May. 24 2011 07:33 AM
Andrew Kent from Brooklyn, NY

This law is needed and long overdue, especially in congested spaces like pedestrian malls, boardwalks, and vest-pocket parks. But will the law be enforced or, perhaps even worse than non-enforcement, enforced selectively? Clearly, any perceived "right" of smokers to smoke is trumped by the fundamental right of non-smokers to breathe, and this law will, in the long run, save lives and prolong health. But, if people can get away with smoking in restricted areas, many will, so the police and Parks Enforcement personnel are going to have their hands full giving teeth to this new and necessary advancement in public policy.

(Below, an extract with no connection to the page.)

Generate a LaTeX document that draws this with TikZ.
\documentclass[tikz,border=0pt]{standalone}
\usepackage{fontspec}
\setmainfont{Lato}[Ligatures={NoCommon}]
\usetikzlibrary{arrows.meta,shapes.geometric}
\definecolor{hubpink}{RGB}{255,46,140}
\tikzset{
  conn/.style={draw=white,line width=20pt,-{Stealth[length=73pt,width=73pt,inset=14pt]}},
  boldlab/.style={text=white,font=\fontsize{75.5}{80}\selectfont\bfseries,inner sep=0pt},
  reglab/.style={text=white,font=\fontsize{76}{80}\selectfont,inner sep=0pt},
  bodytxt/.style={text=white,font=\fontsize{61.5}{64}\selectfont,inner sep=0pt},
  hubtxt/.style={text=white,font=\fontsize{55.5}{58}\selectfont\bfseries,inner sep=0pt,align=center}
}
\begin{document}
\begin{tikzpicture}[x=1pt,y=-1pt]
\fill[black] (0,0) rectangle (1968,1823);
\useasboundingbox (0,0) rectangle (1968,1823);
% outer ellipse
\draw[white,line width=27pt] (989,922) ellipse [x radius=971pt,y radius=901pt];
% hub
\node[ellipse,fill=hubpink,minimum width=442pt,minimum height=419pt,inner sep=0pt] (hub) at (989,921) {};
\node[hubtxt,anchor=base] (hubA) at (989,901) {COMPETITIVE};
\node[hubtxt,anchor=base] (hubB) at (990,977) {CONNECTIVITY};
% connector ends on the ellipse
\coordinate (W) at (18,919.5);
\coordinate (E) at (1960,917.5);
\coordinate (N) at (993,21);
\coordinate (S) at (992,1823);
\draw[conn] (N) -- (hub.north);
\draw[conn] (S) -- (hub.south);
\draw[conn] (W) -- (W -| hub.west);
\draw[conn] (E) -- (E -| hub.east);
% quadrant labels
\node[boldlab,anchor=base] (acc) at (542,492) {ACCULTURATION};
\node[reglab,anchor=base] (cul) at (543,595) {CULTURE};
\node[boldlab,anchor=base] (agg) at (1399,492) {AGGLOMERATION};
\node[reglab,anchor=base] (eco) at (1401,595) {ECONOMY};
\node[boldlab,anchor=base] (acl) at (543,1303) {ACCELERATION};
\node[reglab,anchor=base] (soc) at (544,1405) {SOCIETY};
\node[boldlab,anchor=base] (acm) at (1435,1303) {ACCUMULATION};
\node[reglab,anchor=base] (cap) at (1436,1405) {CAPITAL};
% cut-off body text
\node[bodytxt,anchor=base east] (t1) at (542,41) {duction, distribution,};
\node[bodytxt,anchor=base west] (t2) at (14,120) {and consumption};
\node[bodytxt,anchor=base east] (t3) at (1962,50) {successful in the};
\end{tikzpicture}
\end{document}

But the suggestion that New Yorkers confront violators can be problematic, as many smokers are already suffering from a form of mental illness, as well as a physical addiction, and could react angrily or even violently. Better to photograph or videotape them and post the results on Facebook or YouTube. There is no expectation of privacy in a public place, and the non-commercial use of such pix and videos, especially of violators breaking the law, does not require the subjects' permission. Maybe when they, and their non-smoking friends, neighbors,and relatives, see them caught in the act of being a dork, the offenders will get the hint. In life, as in politics, embarassing the guilty is the sincerest form of criticism.

May. 23 2011 05:31 PM
Aaron from Brooklyn

If the city cares so much about public health, how about tightening fuel emission standards within the city? The truck exhaust that so often makes its way into my bedroom window concerns me more than someone having a cigarette in the park.

May. 23 2011 03:59 PM
Prasad from NJ

I think like every coin it has two sides and pros and cons. Its also important how it followed by people and how it is enforced. I agree that there may be few other things we may ban from public place but we have to start somehwere and I personally feel this might be step in right direction. I defennitely feed bad for few people as they might have to adjust to this and might feel offended about it but in long run I think I think it will help them.

May. 23 2011 03:30 PM
Tom from LI

Next, I'm sickened watching fat people eating in public. Can we stop that too..?

May. 23 2011 03:10 PM
Anna from Rutherford, NJ

While I understand the concerns that people have regarding the hazards of second-hand smoke, I feel that this ban is a little ridiculous. Seems to me like local government found another way to make money through fines while screwing us out of our civil liberties. Who needs free will, common sense, and better judgement when you have the higher-ups telling us what to do?

May. 23 2011 02:33 PM
Gianluca from East Village

As a non-smoker I have never been bothered by people smoking out-doors. Much a to-do about nothing. It's out doors for-heavens-sake. If Bloomburg is really worried about air quality, how about converting NYC to electric buses and trading his SUV for an economy vehicle.

May. 23 2011 02:22 PM
Marc from New Brunswick, NJ

This is a very important public health victory for NYC. It not only protects non-smokers from carcinogenic cigarette smoke, but sends a message to kids that smoking is unacceptable. I hope NJ follows suit!

May. 23 2011 11:51 AM
amy mcnamara from Brooklyn

Thank heavens! The smokers say "walk away," but there's no escaping the drift of smoke. My neighbor smokes out her window and it fills our bedroom, and our kids' bedrooms every night. So much for enjoying the spring breeze.

May. 23 2011 11:08 AM
alessandro spinillo from madrid spain

Terrific news indeed, a good example to be followed across Europe. A good example for children too.